Problem description:
Write out all the lines again, precisely as they stand, but without the images.

## Begin Dataset content

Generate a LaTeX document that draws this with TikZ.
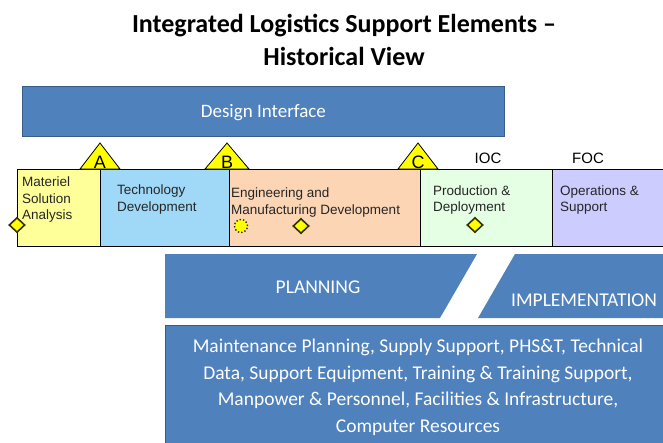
\documentclass[tikz,border=0pt]{standalone}
\usepackage{fontspec}
\usetikzlibrary{shapes.geometric}
\setmainfont{Carlito}
\newfontfamily\arialf{Liberation Sans}
\definecolor{obl}{HTML}{4F81BD}
\definecolor{obld}{HTML}{385D8A}
\definecolor{cyel}{HTML}{FFFF99}
\definecolor{cblu}{HTML}{A0D8F8}
\definecolor{cpea}{HTML}{FCD5B5}
\definecolor{cgrn}{HTML}{E4FFE4}
\definecolor{clav}{HTML}{CCCCFF}
\definecolor{mstn}{HTML}{FFFF00}
\definecolor{mdk}{HTML}{333300}
\begin{document}
\begin{tikzpicture}[x=1pt,y=-1pt,
  phasebox/.style={draw=black,line width=0.8pt},
  phasetxt/.style={font=\arialf\fontsize{13.5}{16.5}\selectfont,align=left,anchor=west,inner sep=0pt,text=black!85},
  bluebox/.style={fill=obl,draw=obld,line width=0.8pt},
  whitetxt/.style={text=white,inner sep=0pt},
  msttri/.style={fill=mstn,draw=black,line width=0.8pt},
  msttxt/.style={font=\arialf\fontsize{18}{18}\selectfont,inner sep=0pt,anchor=base},
  msdiam/.style={diamond,fill=mstn,draw=mdk,line width=1.6pt,minimum width=16pt,minimum height=15pt,inner sep=0pt},
  ioctxt/.style={font=\arialf\fontsize{15}{15}\selectfont,inner sep=0pt}
]
\useasboundingbox (0,0) rectangle (663,442);
\clip (0,0) rectangle (663,442);
\fill[white] (0,0) rectangle (663,442);
% title
\node[font=\bfseries\fontsize{26}{33}\selectfont,align=center,inner sep=0pt] (title) at (344,39.5)
  {Integrated Logistics Support Elements --\\Historical View};
% design interface
\node[bluebox,minimum width=482pt,minimum height=50pt,anchor=north west,inner sep=0pt] (di) at (22,86) {};
\node[whitetxt,font=\fontsize{19}{22}\selectfont] (ditxt) at ([yshift=-1pt]di.center) {Design Interface};
% phases
\draw[phasebox,fill=cyel] (17,169) rectangle (100,246);
\draw[phasebox,fill=cblu] (100,169) rectangle (229,246);
\draw[phasebox,fill=cpea] (229,169) rectangle (420,246);
\draw[phasebox,fill=cgrn] (420,169) rectangle (552,246);
\draw[phasebox,fill=clav] (552,169) rectangle (680,246);
\node[phasetxt] (msa) at (22,200) {Materiel\\Solution\\Analysis};
\node[phasetxt] (td) at (117,199.5) {Technology\\Development};
\node[phasetxt] (emd) at (231,202.5) {Engineering and\\Manufacturing Development};
\node[phasetxt] (pd) at (433,200) {Production \&\\Deployment};
\node[phasetxt] (os) at (560,200) {Operations \&\\Support};
% milestones
\draw[msttri] (100,143) -- (120,169) -- (80,169) -- cycle;
\draw[msttri] (227,143) -- (249,169) -- (205,169) -- cycle;
\draw[msttri] (418,143) -- (438,169) -- (398,169) -- cycle;
\node[msttxt] (ma) at (100,168) {A};
\node[msttxt] (mb) at (227,168) {B};
\node[msttxt] (mc) at (418,168) {C};
\node[ioctxt] (ioc) at (488,158) {IOC};
\node[ioctxt] (foc) at (588,158) {FOC};
% diamonds
\node[msdiam] (d1) at (17,225) {};
\node[msdiam] (d2) at (301,226) {};
\node[msdiam] (d3) at (475,225) {};
\draw[fill=mstn,draw=mdk,line width=1.4pt,dash pattern=on 1.4pt off 2pt] (241,226) circle (6.5pt);
% planning / implementation
\fill[obl] (165,254) -- (477,254) -- (440,318) -- (165,318) -- cycle;
\fill[obl] (515,254) -- (680,254) -- (680,318) -- (478,318) -- cycle;
\node[whitetxt,font=\fontsize{19.5}{22}\selectfont] (plan) at (318,287) {PLANNING};
\node[whitetxt,font=\fontsize{19.5}{22}\selectfont] (impl) at (584,300) {IMPLEMENTATION};
% elements box
\draw[bluebox] (165,325) rectangle (680,460);
\node[whitetxt,font=\fontsize{19.5}{26.5}\selectfont,align=center] (elem) at (418,387.5)
  {Maintenance Planning, Supply Support, PHS\&T, Technical\\Data, Support Equipment, Training \& Training Support,\\Manpower \& Personnel, Facilities \& Infrastructure,\\Computer Resources};
\end{tikzpicture}
\end{document}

## End Dataset content

Full response:
Generate a LaTeX document that draws this with TikZ.
\documentclass[tikz,border=0pt]{standalone}
\usepackage{fontspec}
\usetikzlibrary{shapes.geometric}
\setmainfont{Carlito}
\newfontfamily\arialf{Liberation Sans}
\definecolor{obl}{HTML}{4F81BD}
\definecolor{obld}{HTML}{385D8A}
\definecolor{cyel}{HTML}{FFFF99}
\definecolor{cblu}{HTML}{A0D8F8}
\definecolor{cpea}{HTML}{FCD5B5}
\definecolor{cgrn}{HTML}{E4FFE4}
\definecolor{clav}{HTML}{CCCCFF}
\definecolor{mstn}{HTML}{FFFF00}
\definecolor{mdk}{HTML}{333300}
\begin{document}
\begin{tikzpicture}[x=1pt,y=-1pt,
  phasebox/.style={draw=black,line width=0.8pt},
  phasetxt/.style={font=\arialf\fontsize{13.5}{16.5}\selectfont,align=left,anchor=west,inner sep=0pt,text=black!85},
  bluebox/.style={fill=obl,draw=obld,line width=0.8pt},
  whitetxt/.style={text=white,inner sep=0pt},
  msttri/.style={fill=mstn,draw=black,line width=0.8pt},
  msttxt/.style={font=\arialf\fontsize{18}{18}\selectfont,inner sep=0pt,anchor=base},
  msdiam/.style={diamond,fill=mstn,draw=mdk,line width=1.6pt,minimum width=16pt,minimum height=15pt,inner sep=0pt},
  ioctxt/.style={font=\arialf\fontsize{15}{15}\selectfont,inner sep=0pt}
]
\useasboundingbox (0,0) rectangle (663,442);
\clip (0,0) rectangle (663,442);
\fill[white] (0,0) rectangle (663,442);
% title
\node[font=\bfseries\fontsize{26}{33}\selectfont,align=center,inner sep=0pt] (title) at (344,39.5)
  {Integrated Logistics Support Elements --\\Historical View};
% design interface
\node[bluebox,minimum width=482pt,minimum height=50pt,anchor=north west,inner sep=0pt] (di) at (22,86) {};
\node[whitetxt,font=\fontsize{19}{22}\selectfont] (ditxt) at ([yshift=-1pt]di.center) {Design Interface};
% phases
\draw[phasebox,fill=cyel] (17,169) rectangle (100,246);
\draw[phasebox,fill=cblu] (100,169) rectangle (229,246);
\draw[phasebox,fill=cpea] (229,169) rectangle (420,246);
\draw[phasebox,fill=cgrn] (420,169) rectangle (552,246);
\draw[phasebox,fill=clav] (552,169) rectangle (680,246);
\node[phasetxt] (msa) at (22,200) {Materiel\\Solution\\Analysis};
\node[phasetxt] (td) at (117,199.5) {Technology\\Development};
\node[phasetxt] (emd) at (231,202.5) {Engineering and\\Manufacturing Development};
\node[phasetxt] (pd) at (433,200) {Production \&\\Deployment};
\node[phasetxt] (os) at (560,200) {Operations \&\\Support};
% milestones
\draw[msttri] (100,143) -- (120,169) -- (80,169) -- cycle;
\draw[msttri] (227,143) -- (249,169) -- (205,169) -- cycle;
\draw[msttri] (418,143) -- (438,169) -- (398,169) -- cycle;
\node[msttxt] (ma) at (100,168) {A};
\node[msttxt] (mb) at (227,168) {B};
\node[msttxt] (mc) at (418,168) {C};
\node[ioctxt] (ioc) at (488,158) {IOC};
\node[ioctxt] (foc) at (588,158) {FOC};
% diamonds
\node[msdiam] (d1) at (17,225) {};
\node[msdiam] (d2) at (301,226) {};
\node[msdiam] (d3) at (475,225) {};
\draw[fill=mstn,draw=mdk,line width=1.4pt,dash pattern=on 1.4pt off 2pt] (241,226) circle (6.5pt);
% planning / implementation
\fill[obl] (165,254) -- (477,254) -- (440,318) -- (165,318) -- cycle;
\fill[obl] (515,254) -- (680,254) -- (680,318) -- (478,318) -- cycle;
\node[whitetxt,font=\fontsize{19.5}{22}\selectfont] (plan) at (318,287) {PLANNING};
\node[whitetxt,font=\fontsize{19.5}{22}\selectfont] (impl) at (584,300) {IMPLEMENTATION};
% elements box
\draw[bluebox] (165,325) rectangle (680,460);
\node[whitetxt,font=\fontsize{19.5}{26.5}\selectfont,align=center] (elem) at (418,387.5)
  {Maintenance Planning, Supply Support, PHS\&T, Technical\\Data, Support Equipment, Training \& Training Support,\\Manpower \& Personnel, Facilities \& Infrastructure,\\Computer Resources};
\end{tikzpicture}
\end{document}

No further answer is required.